Seeds should be planted ½ inch deep in fine soil. The soil should be kept moist until the seedlings begin to emerge. Plant in rows 3 feet apart, with seeds 2 inches apart within the row. When plants are 1-2 inches tall, thin to 12 inches apart.
Mulches help retain soil moisture and suppress weeds. Plastic is a good mulch because it can increase the soil temperature and make it possible to plant at an earlier date. Lay black plastic down in rows, covering the edges with soil, then punch holes in the plastic and plant seeds or transplant previously started plants. Grass clippings, leaves, or shredded newspaper are other mulch options.
Hot caps, plastic tunnels, and fabric covers can protect seedlings and transplants from cool air temperatures. Row covers make it possible to place plants outside before the last frost date, thereby extending the harvest season because of getting an early start.

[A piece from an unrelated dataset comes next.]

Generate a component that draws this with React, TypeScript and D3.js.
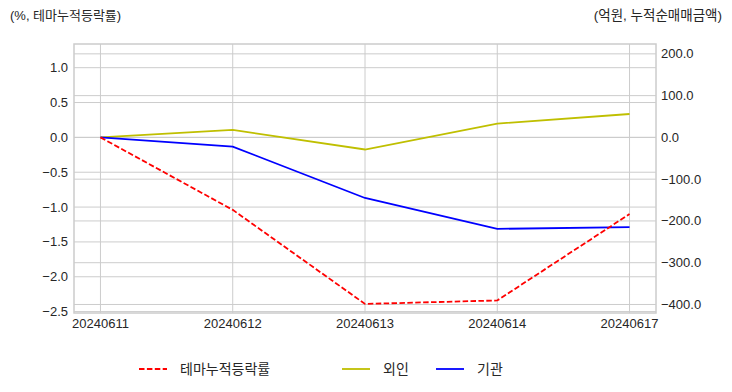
import { useEffect, useRef } from "react";
import * as d3 from "d3";

const dates = ["20240611", "20240612", "20240613", "20240614", "20240617"];
const themeRate = [0, -1.04, -2.39, -2.34, -1.1];
const foreign = [0, 18, -29, 33, 56];
const institution = [0, -22, -145, -219, -215];
const leftTicks = [-2.5, -2.0, -1.5, -1.0, -0.5, 0.0, 0.5, 1.0];
const rightTicks = [-400, -300, -200, -100, 0, 100, 200];

const W = 732;
const H = 392;
const KFONT = "'Liberation Sans', Arial, 'Noto Sans CJK KR', sans-serif";

export default function App() {
  const ref = useRef<SVGSVGElement>(null);

  useEffect(() => {
    const svg = d3.select(ref.current);
    svg.selectAll("*").remove();

    const left = 74, right = 656, top = 44, bottom = 313;

    const x = d3.scaleLinear().domain([-0.2, dates.length - 1 + 0.2]).range([left, right]);
    const yL = d3.scaleLinear().domain([-2.52, 1.34]).range([bottom, top]);
    const yR = d3.scaleLinear().domain([-420.4, 223.6]).range([bottom, top]);

    const grid = svg.append("g").attr("stroke", "#cccccc").attr("stroke-width", 1);

    // vertical grid
    dates.forEach((_, i) => {
      grid.append("line")
        .attr("x1", x(i)).attr("x2", x(i))
        .attr("y1", top).attr("y2", bottom);
    });
    // left grid
    leftTicks.forEach(t => {
      grid.append("line")
        .attr("x1", left).attr("x2", right)
        .attr("y1", yL(t)).attr("y2", yL(t));
    });
    // right grid
    rightTicks.forEach(t => {
      grid.append("line")
        .attr("x1", left).attr("x2", right)
        .attr("y1", yR(t)).attr("y2", yR(t));
    });

    // frame
    svg.append("rect")
      .attr("x", left).attr("y", top)
      .attr("width", right - left).attr("height", bottom - top)
      .attr("fill", "none")
      .attr("stroke", "#cccccc")
      .attr("stroke-width", 1.5);

    const fmt = d3.format(".1f");

    // left tick labels
    svg.append("g").selectAll("text")
      .data(leftTicks)
      .enter()
      .append("text")
      .attr("x", left - 6)
      .attr("y", d => yL(d))
      .attr("dy", "0.35em")
      .attr("text-anchor", "end")
      .attr("font-family", KFONT)
      .attr("font-size", 13)
      .attr("fill", "#262626")
      .text(d => fmt(d));

    // right tick labels
    svg.append("g").selectAll("text")
      .data(rightTicks)
      .enter()
      .append("text")
      .attr("x", right + 5)
      .attr("y", d => yR(d))
      .attr("dy", "0.35em")
      .attr("text-anchor", "start")
      .attr("font-family", KFONT)
      .attr("font-size", 13)
      .attr("fill", "#262626")
      .text(d => fmt(d));

    // x tick labels
    svg.append("g").selectAll("text")
      .data(dates)
      .enter()
      .append("text")
      .attr("x", (_, i) => x(i))
      .attr("y", bottom + 15)
      .attr("text-anchor", "middle")
      .attr("font-family", KFONT)
      .attr("font-size", 13)
      .attr("fill", "#262626")
      .text(d => d);

    // lines
    const lineL = d3.line<number>().x((_, i) => x(i)).y(d => yL(d));
    const lineR = d3.line<number>().x((_, i) => x(i)).y(d => yR(d));

    svg.append("path")
      .datum(foreign)
      .attr("fill", "none")
      .attr("stroke", "#bfbf00")
      .attr("stroke-width", 1.8)
      .attr("d", lineR);

    svg.append("path")
      .datum(institution)
      .attr("fill", "none")
      .attr("stroke", "#0000ff")
      .attr("stroke-width", 1.8)
      .attr("d", lineR);

    svg.append("path")
      .datum(themeRate)
      .attr("fill", "none")
      .attr("stroke", "#ff0000")
      .attr("stroke-width", 1.8)
      .attr("stroke-dasharray", "5.5,2.4")
      .attr("d", lineL);

    // axis titles
    svg.append("text")
      .attr("x", 10).attr("y", 20)
      .attr("font-family", KFONT)
      .attr("font-size", 13)
      .attr("fill", "#262626")
      .text("(%, 테마누적등락률)");

    svg.append("text")
      .attr("x", 722).attr("y", 20)
      .attr("text-anchor", "end")
      .attr("font-family", KFONT)
      .attr("font-size", 13.5)
      .attr("fill", "#262626")
      .text("(억원, 누적순매매금액)");

    // legend
    const legend = [
      { label: "테마누적등락률", color: "#ff0000", dash: "5.5,2.4", x0: 139 },
      { label: "외인", color: "#bfbf00", dash: null, x0: 342 },
      { label: "기관", color: "#0000ff", dash: null, x0: 436 },
    ];
    const lg = svg.append("g");
    legend.forEach(l => {
      lg.append("line")
        .attr("x1", l.x0).attr("x2", l.x0 + 28)
        .attr("y1", 369).attr("y2", 369)
        .attr("stroke", l.color)
        .attr("stroke-width", 1.8)
        .attr("stroke-dasharray", l.dash);
      lg.append("text")
        .attr("x", l.x0 + 41)
        .attr("y", 369)
        .attr("dy", "0.35em")
        .attr("font-family", KFONT)
        .attr("font-size", 14)
        .attr("fill", "#262626")
        .text(l.label);
    });
  }, []);

  return (
    <svg
      ref={ref}
      width={W}
      height={H}
      style={{ position: "absolute", left: 0, top: 0, background: "#fff" }}
    />
  );
}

Although the flavor is best with consistent moisture, New Zealand spinach will still do well with little water without causing plants to bolt or producing a bitter taste. New Zealand spinach is heat and drought tolerant and does well in the warm summer/fall months when regular spinach will not produce.
New Zealand spinach needs generous fertilization, otherwise it can seed early. Fertilizing monthly at the highest rate will produce the best results. Apply 3 pounds of 10-10-10 per 100 ft².